Provided records start

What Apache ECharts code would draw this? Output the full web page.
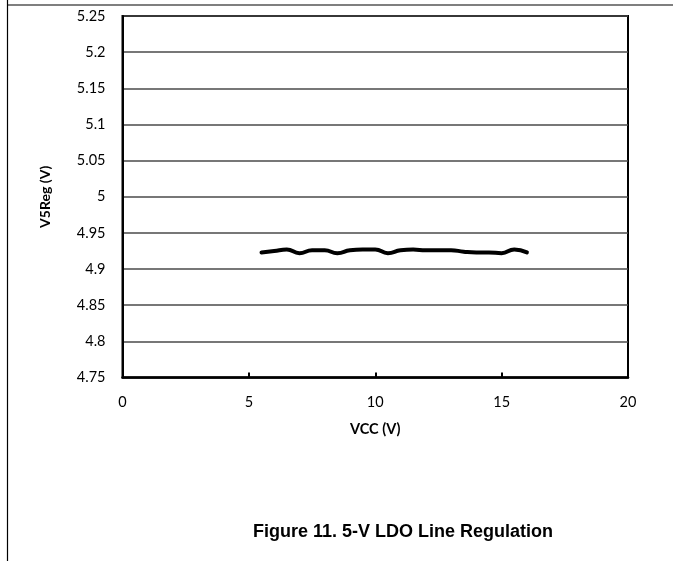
<!DOCTYPE html>
<html>
<head>
<meta charset="utf-8">
<script src="https://cdn.jsdelivr.net/npm/echarts@6/dist/echarts.min.js"></script>
<style>
html,body{margin:0;padding:0;background:#fff;}
#chart{width:673px;height:561px;}
</style>
</head>
<body>
<div id="chart"></div>
<script>
var vcc = [5.5, 6.0, 6.5, 7.0, 7.5, 8.0, 8.5, 9.0, 9.5, 10.0, 10.5, 11.0, 11.5, 12.0, 12.5, 13.0, 13.5, 14.0, 14.5, 15.0, 15.5, 16.0];
var v5reg = [4.923, 4.925, 4.927, 4.922, 4.926, 4.926, 4.922, 4.926, 4.927, 4.927, 4.922, 4.926, 4.927, 4.926, 4.926, 4.926, 4.924, 4.923, 4.923, 4.922, 4.927, 4.923];
var xTicks = [0, 5, 10, 15, 20];
var yTicks = [4.75, 4.8, 4.85, 4.9, 4.95, 5, 5.05, 5.1, 5.15, 5.2, 5.25];
var titleText = 'Figure 11. 5-V LDO Line Regulation';
var xName = 'VCC (V)';
var yName = 'V5Reg (V)';

var chart = echarts.init(document.getElementById('chart'));
var labelFont = 'Lato, "Open Sans", sans-serif';
chart.setOption({
  animation: false,
  backgroundColor: '#fff',
  title: {
    text: titleText,
    left: 398, top: 518, textAlign: 'center',
    textStyle: {fontFamily: '"Liberation Sans", Arial, sans-serif', fontWeight: 'bold', fontSize: 18, color: '#000'}
  },
  graphic: [
    {type: 'line', shape: {x1: 7, y1: 5, x2: 673, y2: 5}, style: {stroke: '#000', lineWidth: 1.2}},
    {type: 'line', shape: {x1: 7.5, y1: 0, x2: 7.5, y2: 561}, style: {stroke: '#000', lineWidth: 1.2}}
  ],
  grid: {left: 122.5, right: 45, top: 16, bottom: 183.5, show: true, borderColor: '#000', borderWidth: 2, backgroundColor: 'transparent'},
  xAxis: {
    type: 'value', min: 0, max: 20, interval: 5,
    name: xName, nameLocation: 'middle', nameGap: 44,
    nameTextStyle: {fontFamily: labelFont, fontWeight: 'bold', fontSize: 14.5, color: '#000'},
    axisLine: {show: true, lineStyle: {color: '#000', width: 2.5}},
    axisTick: {show: true, inside: true, length: 5, lineStyle: {color: '#000', width: 2}},
    axisLabel: {
      fontFamily: labelFont, fontSize: 14.5, color: '#000', margin: 17,
      formatter: function (v) { return xTicks.indexOf(v) >= 0 ? String(v) : ''; }
    },
    splitLine: {show: false}
  },
  yAxis: {
    type: 'value', min: 4.75, max: 5.25, interval: 0.05,
    name: yName, nameLocation: 'middle', nameGap: 70, nameRotate: 90,
    nameTextStyle: {fontFamily: labelFont, fontWeight: 'bold', fontSize: 14, color: '#000'},
    axisLine: {show: true, lineStyle: {color: '#000', width: 2}},
    axisTick: {show: false},
    axisLabel: {
      fontFamily: labelFont, fontSize: 14.5, color: '#000', margin: 17,
      formatter: function (v) {
        var r = Math.round(v * 100) / 100;
        return String(r);
      }
    },
    splitLine: {show: true, lineStyle: {color: '#4a4a4a', width: 1.6}}
  },
  series: [{
    type: 'line',
    data: vcc.map(function (x, i) { return [x, v5reg[i]]; }),
    smooth: 0.5,
    showSymbol: false,
    lineStyle: {color: '#000', width: 4, cap: 'round', join: 'round'}
  }]
});
</script>
</body>
</html>
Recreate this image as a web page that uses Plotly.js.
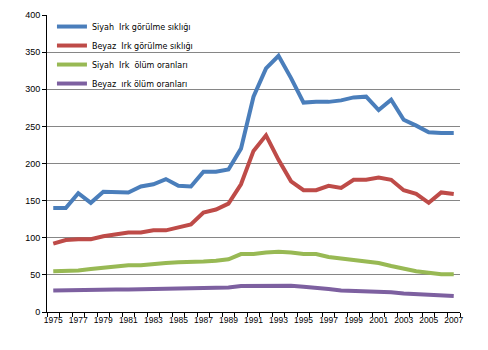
<!DOCTYPE html>
<html><head><meta charset="utf-8">
<script src="https://cdn.plot.ly/plotly-3.0.1.min.js"></script>
<style>html,body{margin:0;padding:0;background:#fff}#c{width:488px;height:350px}</style>
</head><body><div id="c"></div>
<script>
const years = [1975,1976,1977,1978,1979,1980,1981,1982,1983,1984,1985,1986,1987,1988,1989,1990,1991,1992,1993,1994,1995,1996,1997,1998,1999,2000,2001,2002,2003,2004,2005,2006,2007];
const siyahGorulme = [140,140,160,147,162,161,161,169,172,179,170,169,189,189,192,220,290,328,345,315,282,283,283,285,289,290,272,286,259,251,242,241,241];
const beyazGorulme = [92,97,98,98,102,105,107,107,110,110,114,118,134,138,146,172,217,238,205,176,164,164,170,167,178,178,181,178,164,159,147,161,159];
const siyahOlum = [55,55,56,58,60,62,63,63,65,66,67,67,68,69,71,78,78,80,81,80,78,78,74,72,70,68,66,62,58,55,53,51,51];
const beyazOlum = [29,29.5,29.5,30,30,30.3,30.3,30.5,30.5,31,31,31.3,31.7,32,33,35,35.3,35.3,35.5,35.3,34,33,31,29,28.5,27.5,27,26.5,25,24,23,22,21.5];
const names = ["Siyah\u00a0 Irk görülme sıklığı","Beyaz\u00a0 Irk görülme sıklığı","Siyah\u00a0 Irk\u00a0 ölüm oranları","Beyaz\u00a0 ırk ölüm oranları"];
const series = [siyahGorulme, beyazGorulme, siyahOlum, beyazOlum];
const colors = ["#4A7EBB","#BE4B48","#98B954","#7D60A0"];
const xTickVals = years.filter((y,i)=>i%2===0);

const data = series.map((s,i)=>({
  x: years, y: s, type:'scatter', mode:'lines', name: names[i],
  legendgroup: 'g'+i,
  line:{color:colors[i], width:4}
}));

const layout = {
  width:488, height:350,
  margin:{l:47, r:28, t:15, b:38},
  paper_bgcolor:'#fff', plot_bgcolor:'#fff',
  font:{family:'"Liberation Sans", Arial, sans-serif', size:9, color:'#000'},
  showlegend:true,
  legend:{x:0.012, y:1.01, xanchor:'left', yanchor:'top', bgcolor:'rgba(0,0,0,0)',
    font:{size:8, family:'"DejaVu Sans", sans-serif'}, tracegroupgap:4.5, traceorder:'normal'},
  xaxis:{
    range:[1974.5, 2007.5], tickmode:'array', tickvals:xTickVals, ticktext:xTickVals.map(String),
    ticks:'', showgrid:false, zeroline:false, showline:true, linecolor:'#000', linewidth:1,
    tickfont:{size:8.5}, fixedrange:true,
    minor:{ticks:'outside', tickmode:'linear', tick0:1974.5, dtick:1, ticklen:4, tickcolor:'#000', showgrid:false}
  },
  yaxis:{
    range:[0,400], dtick:50, tick0:0, ticks:'outside', ticklen:4, tickcolor:'#000',
    showgrid:true, gridcolor:'#868686', gridwidth:1, zeroline:false,
    showline:true, linecolor:'#000', linewidth:1, tickfont:{size:9}
  }
};
Plotly.newPlot('c', data, layout, {staticPlot:true});
</script></body></html>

Provided records end

■ **What this task involves**
Output every entry word for word, but omit the pictures.

■ **Solution for this task**
What Apache ECharts code would draw this? Output the full web page.
<!DOCTYPE html>
<html>
<head>
<meta charset="utf-8">
<script src="https://cdn.jsdelivr.net/npm/echarts@6/dist/echarts.min.js"></script>
<style>
html,body{margin:0;padding:0;background:#fff;}
#chart{width:673px;height:561px;}
</style>
</head>
<body>
<div id="chart"></div>
<script>
var vcc = [5.5, 6.0, 6.5, 7.0, 7.5, 8.0, 8.5, 9.0, 9.5, 10.0, 10.5, 11.0, 11.5, 12.0, 12.5, 13.0, 13.5, 14.0, 14.5, 15.0, 15.5, 16.0];
var v5reg = [4.923, 4.925, 4.927, 4.922, 4.926, 4.926, 4.922, 4.926, 4.927, 4.927, 4.922, 4.926, 4.927, 4.926, 4.926, 4.926, 4.924, 4.923, 4.923, 4.922, 4.927, 4.923];
var xTicks = [0, 5, 10, 15, 20];
var yTicks = [4.75, 4.8, 4.85, 4.9, 4.95, 5, 5.05, 5.1, 5.15, 5.2, 5.25];
var titleText = 'Figure 11. 5-V LDO Line Regulation';
var xName = 'VCC (V)';
var yName = 'V5Reg (V)';

var chart = echarts.init(document.getElementById('chart'));
var labelFont = 'Lato, "Open Sans", sans-serif';
chart.setOption({
  animation: false,
  backgroundColor: '#fff',
  title: {
    text: titleText,
    left: 398, top: 518, textAlign: 'center',
    textStyle: {fontFamily: '"Liberation Sans", Arial, sans-serif', fontWeight: 'bold', fontSize: 18, color: '#000'}
  },
  graphic: [
    {type: 'line', shape: {x1: 7, y1: 5, x2: 673, y2: 5}, style: {stroke: '#000', lineWidth: 1.2}},
    {type: 'line', shape: {x1: 7.5, y1: 0, x2: 7.5, y2: 561}, style: {stroke: '#000', lineWidth: 1.2}}
  ],
  grid: {left: 122.5, right: 45, top: 16, bottom: 183.5, show: true, borderColor: '#000', borderWidth: 2, backgroundColor: 'transparent'},
  xAxis: {
    type: 'value', min: 0, max: 20, interval: 5,
    name: xName, nameLocation: 'middle', nameGap: 44,
    nameTextStyle: {fontFamily: labelFont, fontWeight: 'bold', fontSize: 14.5, color: '#000'},
    axisLine: {show: true, lineStyle: {color: '#000', width: 2.5}},
    axisTick: {show: true, inside: true, length: 5, lineStyle: {color: '#000', width: 2}},
    axisLabel: {
      fontFamily: labelFont, fontSize: 14.5, color: '#000', margin: 17,
      formatter: function (v) { return xTicks.indexOf(v) >= 0 ? String(v) : ''; }
    },
    splitLine: {show: false}
  },
  yAxis: {
    type: 'value', min: 4.75, max: 5.25, interval: 0.05,
    name: yName, nameLocation: 'middle', nameGap: 70, nameRotate: 90,
    nameTextStyle: {fontFamily: labelFont, fontWeight: 'bold', fontSize: 14, color: '#000'},
    axisLine: {show: true, lineStyle: {color: '#000', width: 2}},
    axisTick: {show: false},
    axisLabel: {
      fontFamily: labelFont, fontSize: 14.5, color: '#000', margin: 17,
      formatter: function (v) {
        var r = Math.round(v * 100) / 100;
        return String(r);
      }
    },
    splitLine: {show: true, lineStyle: {color: '#4a4a4a', width: 1.6}}
  },
  series: [{
    type: 'line',
    data: vcc.map(function (x, i) { return [x, v5reg[i]]; }),
    smooth: 0.5,
    showSymbol: false,
    lineStyle: {color: '#000', width: 4, cap: 'round', join: 'round'}
  }]
});
</script>
</body>
</html>
Recreate this image as a web page that uses Plotly.js.
<!DOCTYPE html>
<html><head><meta charset="utf-8">
<script src="https://cdn.plot.ly/plotly-3.0.1.min.js"></script>
<style>html,body{margin:0;padding:0;background:#fff}#c{width:488px;height:350px}</style>
</head><body><div id="c"></div>
<script>
const years = [1975,1976,1977,1978,1979,1980,1981,1982,1983,1984,1985,1986,1987,1988,1989,1990,1991,1992,1993,1994,1995,1996,1997,1998,1999,2000,2001,2002,2003,2004,2005,2006,2007];
const siyahGorulme = [140,140,160,147,162,161,161,169,172,179,170,169,189,189,192,220,290,328,345,315,282,283,283,285,289,290,272,286,259,251,242,241,241];
const beyazGorulme = [92,97,98,98,102,105,107,107,110,110,114,118,134,138,146,172,217,238,205,176,164,164,170,167,178,178,181,178,164,159,147,161,159];
const siyahOlum = [55,55,56,58,60,62,63,63,65,66,67,67,68,69,71,78,78,80,81,80,78,78,74,72,70,68,66,62,58,55,53,51,51];
const beyazOlum = [29,29.5,29.5,30,30,30.3,30.3,30.5,30.5,31,31,31.3,31.7,32,33,35,35.3,35.3,35.5,35.3,34,33,31,29,28.5,27.5,27,26.5,25,24,23,22,21.5];
const names = ["Siyah\u00a0 Irk görülme sıklığı","Beyaz\u00a0 Irk görülme sıklığı","Siyah\u00a0 Irk\u00a0 ölüm oranları","Beyaz\u00a0 ırk ölüm oranları"];
const series = [siyahGorulme, beyazGorulme, siyahOlum, beyazOlum];
const colors = ["#4A7EBB","#BE4B48","#98B954","#7D60A0"];
const xTickVals = years.filter((y,i)=>i%2===0);

const data = series.map((s,i)=>({
  x: years, y: s, type:'scatter', mode:'lines', name: names[i],
  legendgroup: 'g'+i,
  line:{color:colors[i], width:4}
}));

const layout = {
  width:488, height:350,
  margin:{l:47, r:28, t:15, b:38},
  paper_bgcolor:'#fff', plot_bgcolor:'#fff',
  font:{family:'"Liberation Sans", Arial, sans-serif', size:9, color:'#000'},
  showlegend:true,
  legend:{x:0.012, y:1.01, xanchor:'left', yanchor:'top', bgcolor:'rgba(0,0,0,0)',
    font:{size:8, family:'"DejaVu Sans", sans-serif'}, tracegroupgap:4.5, traceorder:'normal'},
  xaxis:{
    range:[1974.5, 2007.5], tickmode:'array', tickvals:xTickVals, ticktext:xTickVals.map(String),
    ticks:'', showgrid:false, zeroline:false, showline:true, linecolor:'#000', linewidth:1,
    tickfont:{size:8.5}, fixedrange:true,
    minor:{ticks:'outside', tickmode:'linear', tick0:1974.5, dtick:1, ticklen:4, tickcolor:'#000', showgrid:false}
  },
  yaxis:{
    range:[0,400], dtick:50, tick0:0, ticks:'outside', ticklen:4, tickcolor:'#000',
    showgrid:true, gridcolor:'#868686', gridwidth:1, zeroline:false,
    showline:true, linecolor:'#000', linewidth:1, tickfont:{size:9}
  }
};
Plotly.newPlot('c', data, layout, {staticPlot:true});
</script></body></html>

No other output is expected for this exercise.